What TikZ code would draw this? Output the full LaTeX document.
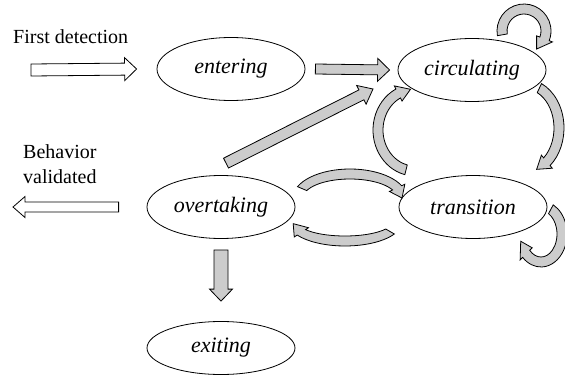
\documentclass[tikz,border=0pt]{standalone}
\usepackage{fontspec}
\setmainfont{Liberation Serif}
\usetikzlibrary{shapes.geometric,calc}

% straight block arrow: style, tail, tip, shaft half width, head half width, head length
\newcommand\blockarrow[6]{%
  \path (#2) coordinate (ba-t) (#3) coordinate (ba-p);
  \path ($(ba-p)!#6!(ba-t)$) coordinate (ba-h);
  \draw[#1] ($(ba-t)!#4!90:(ba-p)$) -- ($(ba-h)!#4!-90:(ba-t)$)
    -- ($(ba-h)!#5!-90:(ba-t)$) -- (ba-p) -- ($(ba-h)!#5!90:(ba-t)$)
    -- ($(ba-h)!#4!90:(ba-t)$) -- ($(ba-t)!#4!-90:(ba-p)$) -- cycle;
}

% curved block arrow along an elliptic arc:
% centre, x radius, y radius, tail angle, tip angle, angular length of the head
\newcommand\bendarrow[6]{%
  \pgfmathsetmacro\bao{#5+#6}%
  \pgfmathsetmacro\rxo{#2+5}\pgfmathsetmacro\ryo{#3+5}%
  \pgfmathsetmacro\rxi{#2-5}\pgfmathsetmacro\ryi{#3-5}%
  \pgfmathsetmacro\rxh{#2+8.5}\pgfmathsetmacro\ryh{#3+8.5}%
  \pgfmathsetmacro\rxk{#2-8.5}\pgfmathsetmacro\ryk{#3-8.5}%
  \draw[grayarrow] ($(#1)+(#4:\rxo pt and \ryo pt)$)
    arc[start angle=#4,end angle=\bao,x radius=\rxo pt,y radius=\ryo pt]
    -- ($(#1)+(\bao:\rxh pt and \ryh pt)$)
    -- ($(#1)+(#5:#2pt and #3pt)$)
    -- ($(#1)+(\bao:\rxk pt and \ryk pt)$)
    -- ($(#1)+(\bao:\rxi pt and \ryi pt)$)
    arc[start angle=\bao,end angle=#4,x radius=\rxi pt,y radius=\ryi pt]
    -- cycle;
}

\tikzset{
  state/.style={draw, line width=0.8pt, ellipse, inner sep=0pt,
    minimum width=148pt, minimum height=63pt, font=\fontsize{22}{26}\selectfont\itshape},
  grayarrow/.style={draw=black, line width=0.8pt, fill=black!20},
  hollowarrow/.style={draw=black, line width=0.8pt, fill=white},
  caption/.style={font=\fontsize{20}{25}\selectfont, inner sep=0pt}
}

\begin{document}
\begin{tikzpicture}[x=1pt,y=1pt]
\useasboundingbox (0,0) rectangle (565,376);

% states
\node[state] (entering)    at (231,307) {entering};
\node[state] (circulating) at (472,306) {circulating};
\node[state] (transition)  at (473,169) {transition};
\node[state] (overtaking)  at (221,169) {overtaking};
\node[state, minimum height=53pt] (exiting) at (221,28) {exiting};

% outside labels
\node[caption, anchor=base west] (first) at (13,333) {First detection};
\node[caption, anchor=base west, align=left] (valid) at (23,193) {Behavior\\validated};

% free ends of the outside arrows
\coordinate (in-tail) at (31,306);
\coordinate (out-tip) at (13,169);

% straight arrows
\blockarrow{hollowarrow}{in-tail}{$(entering.west)+(-20pt,0)$}{6pt}{11.5pt}{12pt}
\blockarrow{hollowarrow}{$(overtaking.west)+(-28pt,0)$}{out-tip}{5pt}{10.5pt}{12pt}
\blockarrow{grayarrow}{$(entering.east)+(10pt,0)$}{$(circulating.west)+(-8pt,0)$}{5pt}{11.5pt}{12pt}
\blockarrow{grayarrow}{$(overtaking.north)+(5pt,12pt)$}{$(circulating.center)+(-99pt,-19pt)$}{5.5pt}{10.5pt}{13pt}
\blockarrow{grayarrow}{$(overtaking.south)+(0,-11pt)$}{$(exiting.north)+(0,20pt)$}{7pt}{11.5pt}{12pt}

% curved arrows
\coordinate (loopc) at ($(circulating)+(52,39)$);
\coordinate (c2t)   at ($(circulating)+(53,-58)$);
\coordinate (t2c)   at ($(transition)+(-58,77)$);
\coordinate (o2t)   at ($(overtaking)+(129,9)$);
\coordinate (t2o)   at ($(overtaking)+(124,-15)$);
\coordinate (loopt) at ($(transition)+(68,-27)$);

\bendarrow{loopc}{22}{22}{190}{-55}{34}
\bendarrow{c2t}{34}{44}{65}{-70}{20}
\bendarrow{t2c}{37}{41}{256}{97}{20}
\bendarrow{o2t}{52}{24}{157}{0}{25}
\bendarrow{t2o}{52}{19}{-30}{-175}{28}
\bendarrow{loopt}{21}{28}{62}{-165}{30}
\end{tikzpicture}
\end{document}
- - - - - - -
- Goal of the exercise -
Transcribe the full listing character for character. Pictures are excluded.

- Completed exercise -
What TikZ code would draw this? Output the full LaTeX document.
\documentclass[tikz,border=0pt]{standalone}
\usepackage{fontspec}
\setmainfont{Liberation Serif}
\usetikzlibrary{shapes.geometric,calc}

% straight block arrow: style, tail, tip, shaft half width, head half width, head length
\newcommand\blockarrow[6]{%
  \path (#2) coordinate (ba-t) (#3) coordinate (ba-p);
  \path ($(ba-p)!#6!(ba-t)$) coordinate (ba-h);
  \draw[#1] ($(ba-t)!#4!90:(ba-p)$) -- ($(ba-h)!#4!-90:(ba-t)$)
    -- ($(ba-h)!#5!-90:(ba-t)$) -- (ba-p) -- ($(ba-h)!#5!90:(ba-t)$)
    -- ($(ba-h)!#4!90:(ba-t)$) -- ($(ba-t)!#4!-90:(ba-p)$) -- cycle;
}

% curved block arrow along an elliptic arc:
% centre, x radius, y radius, tail angle, tip angle, angular length of the head
\newcommand\bendarrow[6]{%
  \pgfmathsetmacro\bao{#5+#6}%
  \pgfmathsetmacro\rxo{#2+5}\pgfmathsetmacro\ryo{#3+5}%
  \pgfmathsetmacro\rxi{#2-5}\pgfmathsetmacro\ryi{#3-5}%
  \pgfmathsetmacro\rxh{#2+8.5}\pgfmathsetmacro\ryh{#3+8.5}%
  \pgfmathsetmacro\rxk{#2-8.5}\pgfmathsetmacro\ryk{#3-8.5}%
  \draw[grayarrow] ($(#1)+(#4:\rxo pt and \ryo pt)$)
    arc[start angle=#4,end angle=\bao,x radius=\rxo pt,y radius=\ryo pt]
    -- ($(#1)+(\bao:\rxh pt and \ryh pt)$)
    -- ($(#1)+(#5:#2pt and #3pt)$)
    -- ($(#1)+(\bao:\rxk pt and \ryk pt)$)
    -- ($(#1)+(\bao:\rxi pt and \ryi pt)$)
    arc[start angle=\bao,end angle=#4,x radius=\rxi pt,y radius=\ryi pt]
    -- cycle;
}

\tikzset{
  state/.style={draw, line width=0.8pt, ellipse, inner sep=0pt,
    minimum width=148pt, minimum height=63pt, font=\fontsize{22}{26}\selectfont\itshape},
  grayarrow/.style={draw=black, line width=0.8pt, fill=black!20},
  hollowarrow/.style={draw=black, line width=0.8pt, fill=white},
  caption/.style={font=\fontsize{20}{25}\selectfont, inner sep=0pt}
}

\begin{document}
\begin{tikzpicture}[x=1pt,y=1pt]
\useasboundingbox (0,0) rectangle (565,376);

% states
\node[state] (entering)    at (231,307) {entering};
\node[state] (circulating) at (472,306) {circulating};
\node[state] (transition)  at (473,169) {transition};
\node[state] (overtaking)  at (221,169) {overtaking};
\node[state, minimum height=53pt] (exiting) at (221,28) {exiting};

% outside labels
\node[caption, anchor=base west] (first) at (13,333) {First detection};
\node[caption, anchor=base west, align=left] (valid) at (23,193) {Behavior\\validated};

% free ends of the outside arrows
\coordinate (in-tail) at (31,306);
\coordinate (out-tip) at (13,169);

% straight arrows
\blockarrow{hollowarrow}{in-tail}{$(entering.west)+(-20pt,0)$}{6pt}{11.5pt}{12pt}
\blockarrow{hollowarrow}{$(overtaking.west)+(-28pt,0)$}{out-tip}{5pt}{10.5pt}{12pt}
\blockarrow{grayarrow}{$(entering.east)+(10pt,0)$}{$(circulating.west)+(-8pt,0)$}{5pt}{11.5pt}{12pt}
\blockarrow{grayarrow}{$(overtaking.north)+(5pt,12pt)$}{$(circulating.center)+(-99pt,-19pt)$}{5.5pt}{10.5pt}{13pt}
\blockarrow{grayarrow}{$(overtaking.south)+(0,-11pt)$}{$(exiting.north)+(0,20pt)$}{7pt}{11.5pt}{12pt}

% curved arrows
\coordinate (loopc) at ($(circulating)+(52,39)$);
\coordinate (c2t)   at ($(circulating)+(53,-58)$);
\coordinate (t2c)   at ($(transition)+(-58,77)$);
\coordinate (o2t)   at ($(overtaking)+(129,9)$);
\coordinate (t2o)   at ($(overtaking)+(124,-15)$);
\coordinate (loopt) at ($(transition)+(68,-27)$);

\bendarrow{loopc}{22}{22}{190}{-55}{34}
\bendarrow{c2t}{34}{44}{65}{-70}{20}
\bendarrow{t2c}{37}{41}{256}{97}{20}
\bendarrow{o2t}{52}{24}{157}{0}{25}
\bendarrow{t2o}{52}{19}{-30}{-175}{28}
\bendarrow{loopt}{21}{28}{62}{-165}{30}
\end{tikzpicture}
\end{document}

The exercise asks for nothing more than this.